No images are to be carried over; print all other material exactly as it stands.

» Information supplied
■ ■ ■
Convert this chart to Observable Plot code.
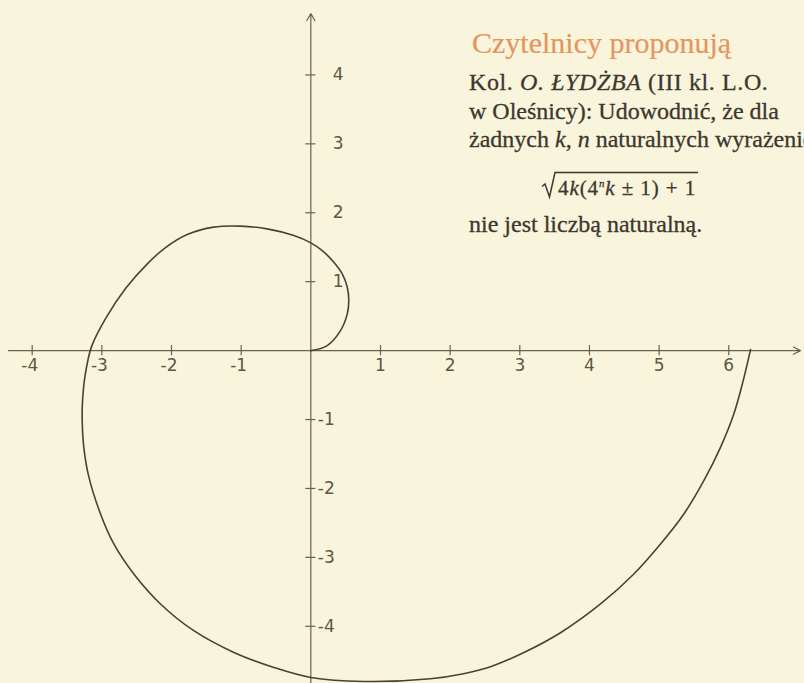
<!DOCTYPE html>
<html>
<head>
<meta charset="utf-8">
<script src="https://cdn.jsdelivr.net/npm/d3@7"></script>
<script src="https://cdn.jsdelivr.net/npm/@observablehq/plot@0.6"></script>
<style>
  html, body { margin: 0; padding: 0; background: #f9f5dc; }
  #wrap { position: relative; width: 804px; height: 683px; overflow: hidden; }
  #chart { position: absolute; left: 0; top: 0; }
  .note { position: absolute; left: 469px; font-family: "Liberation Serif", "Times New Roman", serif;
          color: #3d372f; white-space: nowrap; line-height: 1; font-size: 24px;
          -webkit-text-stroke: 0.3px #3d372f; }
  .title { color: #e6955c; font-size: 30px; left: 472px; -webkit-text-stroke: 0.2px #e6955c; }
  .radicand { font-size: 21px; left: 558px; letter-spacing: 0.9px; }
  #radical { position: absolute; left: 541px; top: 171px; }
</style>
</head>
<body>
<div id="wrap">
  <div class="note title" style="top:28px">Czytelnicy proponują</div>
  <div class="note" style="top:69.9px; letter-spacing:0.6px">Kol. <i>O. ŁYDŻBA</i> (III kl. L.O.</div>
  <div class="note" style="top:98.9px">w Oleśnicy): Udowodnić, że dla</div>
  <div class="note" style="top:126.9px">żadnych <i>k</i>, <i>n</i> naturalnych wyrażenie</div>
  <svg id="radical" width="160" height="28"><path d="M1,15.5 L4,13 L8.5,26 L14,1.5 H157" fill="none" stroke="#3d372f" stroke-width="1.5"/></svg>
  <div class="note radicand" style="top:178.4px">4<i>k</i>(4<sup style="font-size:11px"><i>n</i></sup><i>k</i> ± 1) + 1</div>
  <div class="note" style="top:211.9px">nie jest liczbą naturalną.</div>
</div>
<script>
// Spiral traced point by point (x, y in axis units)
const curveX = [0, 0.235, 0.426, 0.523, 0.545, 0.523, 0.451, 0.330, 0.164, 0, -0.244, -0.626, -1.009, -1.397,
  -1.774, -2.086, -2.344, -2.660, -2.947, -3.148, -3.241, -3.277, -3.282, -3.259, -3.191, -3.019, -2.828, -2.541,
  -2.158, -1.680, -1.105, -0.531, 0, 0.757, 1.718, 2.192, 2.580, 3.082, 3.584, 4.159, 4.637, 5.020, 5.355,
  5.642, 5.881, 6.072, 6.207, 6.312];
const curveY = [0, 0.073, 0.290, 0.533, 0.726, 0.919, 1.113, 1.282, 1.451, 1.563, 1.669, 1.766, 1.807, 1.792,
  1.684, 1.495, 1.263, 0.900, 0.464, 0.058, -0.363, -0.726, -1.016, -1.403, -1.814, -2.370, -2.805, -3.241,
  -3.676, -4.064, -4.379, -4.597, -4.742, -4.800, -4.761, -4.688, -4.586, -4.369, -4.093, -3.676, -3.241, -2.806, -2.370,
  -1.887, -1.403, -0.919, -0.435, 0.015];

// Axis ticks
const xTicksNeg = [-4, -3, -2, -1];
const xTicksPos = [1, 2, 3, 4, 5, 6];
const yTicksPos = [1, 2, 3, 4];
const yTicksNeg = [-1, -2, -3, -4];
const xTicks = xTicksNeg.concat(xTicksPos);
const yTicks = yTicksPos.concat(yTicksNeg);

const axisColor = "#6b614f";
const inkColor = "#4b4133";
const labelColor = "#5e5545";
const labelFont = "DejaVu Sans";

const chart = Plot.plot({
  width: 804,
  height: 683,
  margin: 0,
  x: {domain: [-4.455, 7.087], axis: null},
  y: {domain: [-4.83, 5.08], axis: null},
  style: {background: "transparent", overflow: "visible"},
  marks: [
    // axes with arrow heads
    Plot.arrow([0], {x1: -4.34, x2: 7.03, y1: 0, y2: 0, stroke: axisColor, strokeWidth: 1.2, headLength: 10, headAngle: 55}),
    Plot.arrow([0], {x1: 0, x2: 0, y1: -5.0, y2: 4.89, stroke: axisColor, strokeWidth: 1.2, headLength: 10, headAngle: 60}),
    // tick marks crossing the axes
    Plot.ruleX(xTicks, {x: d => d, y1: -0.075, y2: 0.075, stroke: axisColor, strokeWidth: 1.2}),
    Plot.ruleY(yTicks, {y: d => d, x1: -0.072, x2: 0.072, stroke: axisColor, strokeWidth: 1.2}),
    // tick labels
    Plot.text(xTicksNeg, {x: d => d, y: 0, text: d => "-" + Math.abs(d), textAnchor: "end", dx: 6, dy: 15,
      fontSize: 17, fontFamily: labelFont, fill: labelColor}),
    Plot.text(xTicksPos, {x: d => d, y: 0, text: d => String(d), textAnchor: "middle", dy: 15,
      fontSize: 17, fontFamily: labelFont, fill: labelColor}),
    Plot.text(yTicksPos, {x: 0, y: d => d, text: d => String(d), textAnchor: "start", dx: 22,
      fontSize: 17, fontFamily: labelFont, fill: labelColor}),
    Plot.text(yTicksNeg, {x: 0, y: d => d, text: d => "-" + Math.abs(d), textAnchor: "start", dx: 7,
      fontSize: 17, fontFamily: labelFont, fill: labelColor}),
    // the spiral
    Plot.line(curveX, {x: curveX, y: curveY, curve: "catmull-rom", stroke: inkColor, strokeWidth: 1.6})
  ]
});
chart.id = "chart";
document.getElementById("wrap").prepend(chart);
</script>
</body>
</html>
■ ■ ■
» Expected answer
Convert this chart to Observable Plot code.
<!DOCTYPE html>
<html>
<head>
<meta charset="utf-8">
<script src="https://cdn.jsdelivr.net/npm/d3@7"></script>
<script src="https://cdn.jsdelivr.net/npm/@observablehq/plot@0.6"></script>
<style>
  html, body { margin: 0; padding: 0; background: #f9f5dc; }
  #wrap { position: relative; width: 804px; height: 683px; overflow: hidden; }
  #chart { position: absolute; left: 0; top: 0; }
  .note { position: absolute; left: 469px; font-family: "Liberation Serif", "Times New Roman", serif;
          color: #3d372f; white-space: nowrap; line-height: 1; font-size: 24px;
          -webkit-text-stroke: 0.3px #3d372f; }
  .title { color: #e6955c; font-size: 30px; left: 472px; -webkit-text-stroke: 0.2px #e6955c; }
  .radicand { font-size: 21px; left: 558px; letter-spacing: 0.9px; }
  #radical { position: absolute; left: 541px; top: 171px; }
</style>
</head>
<body>
<div id="wrap">
  <div class="note title" style="top:28px">Czytelnicy proponują</div>
  <div class="note" style="top:69.9px; letter-spacing:0.6px">Kol. <i>O. ŁYDŻBA</i> (III kl. L.O.</div>
  <div class="note" style="top:98.9px">w Oleśnicy): Udowodnić, że dla</div>
  <div class="note" style="top:126.9px">żadnych <i>k</i>, <i>n</i> naturalnych wyrażenie</div>
  <svg id="radical" width="160" height="28"><path d="M1,15.5 L4,13 L8.5,26 L14,1.5 H157" fill="none" stroke="#3d372f" stroke-width="1.5"/></svg>
  <div class="note radicand" style="top:178.4px">4<i>k</i>(4<sup style="font-size:11px"><i>n</i></sup><i>k</i> ± 1) + 1</div>
  <div class="note" style="top:211.9px">nie jest liczbą naturalną.</div>
</div>
<script>
// Spiral traced point by point (x, y in axis units)
const curveX = [0, 0.235, 0.426, 0.523, 0.545, 0.523, 0.451, 0.330, 0.164, 0, -0.244, -0.626, -1.009, -1.397,
  -1.774, -2.086, -2.344, -2.660, -2.947, -3.148, -3.241, -3.277, -3.282, -3.259, -3.191, -3.019, -2.828, -2.541,
  -2.158, -1.680, -1.105, -0.531, 0, 0.757, 1.718, 2.192, 2.580, 3.082, 3.584, 4.159, 4.637, 5.020, 5.355,
  5.642, 5.881, 6.072, 6.207, 6.312];
const curveY = [0, 0.073, 0.290, 0.533, 0.726, 0.919, 1.113, 1.282, 1.451, 1.563, 1.669, 1.766, 1.807, 1.792,
  1.684, 1.495, 1.263, 0.900, 0.464, 0.058, -0.363, -0.726, -1.016, -1.403, -1.814, -2.370, -2.805, -3.241,
  -3.676, -4.064, -4.379, -4.597, -4.742, -4.800, -4.761, -4.688, -4.586, -4.369, -4.093, -3.676, -3.241, -2.806, -2.370,
  -1.887, -1.403, -0.919, -0.435, 0.015];

// Axis ticks
const xTicksNeg = [-4, -3, -2, -1];
const xTicksPos = [1, 2, 3, 4, 5, 6];
const yTicksPos = [1, 2, 3, 4];
const yTicksNeg = [-1, -2, -3, -4];
const xTicks = xTicksNeg.concat(xTicksPos);
const yTicks = yTicksPos.concat(yTicksNeg);

const axisColor = "#6b614f";
const inkColor = "#4b4133";
const labelColor = "#5e5545";
const labelFont = "DejaVu Sans";

const chart = Plot.plot({
  width: 804,
  height: 683,
  margin: 0,
  x: {domain: [-4.455, 7.087], axis: null},
  y: {domain: [-4.83, 5.08], axis: null},
  style: {background: "transparent", overflow: "visible"},
  marks: [
    // axes with arrow heads
    Plot.arrow([0], {x1: -4.34, x2: 7.03, y1: 0, y2: 0, stroke: axisColor, strokeWidth: 1.2, headLength: 10, headAngle: 55}),
    Plot.arrow([0], {x1: 0, x2: 0, y1: -5.0, y2: 4.89, stroke: axisColor, strokeWidth: 1.2, headLength: 10, headAngle: 60}),
    // tick marks crossing the axes
    Plot.ruleX(xTicks, {x: d => d, y1: -0.075, y2: 0.075, stroke: axisColor, strokeWidth: 1.2}),
    Plot.ruleY(yTicks, {y: d => d, x1: -0.072, x2: 0.072, stroke: axisColor, strokeWidth: 1.2}),
    // tick labels
    Plot.text(xTicksNeg, {x: d => d, y: 0, text: d => "-" + Math.abs(d), textAnchor: "end", dx: 6, dy: 15,
      fontSize: 17, fontFamily: labelFont, fill: labelColor}),
    Plot.text(xTicksPos, {x: d => d, y: 0, text: d => String(d), textAnchor: "middle", dy: 15,
      fontSize: 17, fontFamily: labelFont, fill: labelColor}),
    Plot.text(yTicksPos, {x: 0, y: d => d, text: d => String(d), textAnchor: "start", dx: 22,
      fontSize: 17, fontFamily: labelFont, fill: labelColor}),
    Plot.text(yTicksNeg, {x: 0, y: d => d, text: d => "-" + Math.abs(d), textAnchor: "start", dx: 7,
      fontSize: 17, fontFamily: labelFont, fill: labelColor}),
    // the spiral
    Plot.line(curveX, {x: curveX, y: curveY, curve: "catmull-rom", stroke: inkColor, strokeWidth: 1.6})
  ]
});
chart.id = "chart";
document.getElementById("wrap").prepend(chart);
</script>
</body>
</html>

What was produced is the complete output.